Eventually, they were back on the road and had made it to Cheraw, S.C. Just as they were crossing a bridge, the tires that had been replaced back in Florida came loose.
The lip of the ramp bed on the truck kept the tires from coming completely out from under the truck, preventing a disaster, but Martin and Adkins were in another fix.
“Here I am again with the jack under the truck,” Martin said.
This time, help came in the form of journeyman race driver Clyde Lynn, who had finished 22nd at Daytona in his own No. 20 Ford.
Martin and Lynn worked on the damaged threads on the studs of the wheels, and removed one lug nut each from the other three corners of the truck, using those borrowed lug nuts to replace those that had come off.
“We finally got going,” Martin said. “I’d stop every 20 or 30 miles and check the lugs.
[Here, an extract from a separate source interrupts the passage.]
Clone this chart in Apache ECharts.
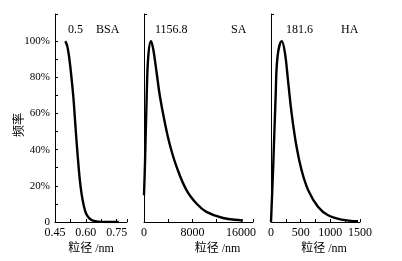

It was the next morning before we got as far as Greensboro.”
Adkins bailed out at that point and had someone meet him and give him a ride to his home in Danville. Martin continued on alone to the Woods’ home base in Stuart, Va.
Without consulting anyone on the race team, Adkins immediately ordered a new hauler.
“We might have been due to get a new one, but our troubles weren’t the truck’s fault,” Martin said..
After that truck was retired from race track duty, the Woods and Martin converted it into a parts truck. Eventually it was sold to Yarborough, who wanted it to use on his farm.
“Cale and one of his hired men came to the shop one day to pick it up,” Martin said. “Just as they were pulling out of the parking lot, a tie-rod end fell off.
“I think that truck was jinxed.”
The “jinxed” truck is long gone, but five decades later the Wood Brothers continue to be contenders each time the Sprint Cup circuit races at Daytona and its sister track, Talladega Superspeedway. In May, Blaney and the Motorcraft/Quick Lane Fusion were in the hunt for the win at Talladega in the closing laps, and he finished a Cup-career-best fourth.
Qualifying for the Coke Zero 400 is set for Saturday at 4:35 p.m. Eastern Time. The race is scheduled to get the green flag Sunday night just after 7 p.m. with TV coverage on NBC.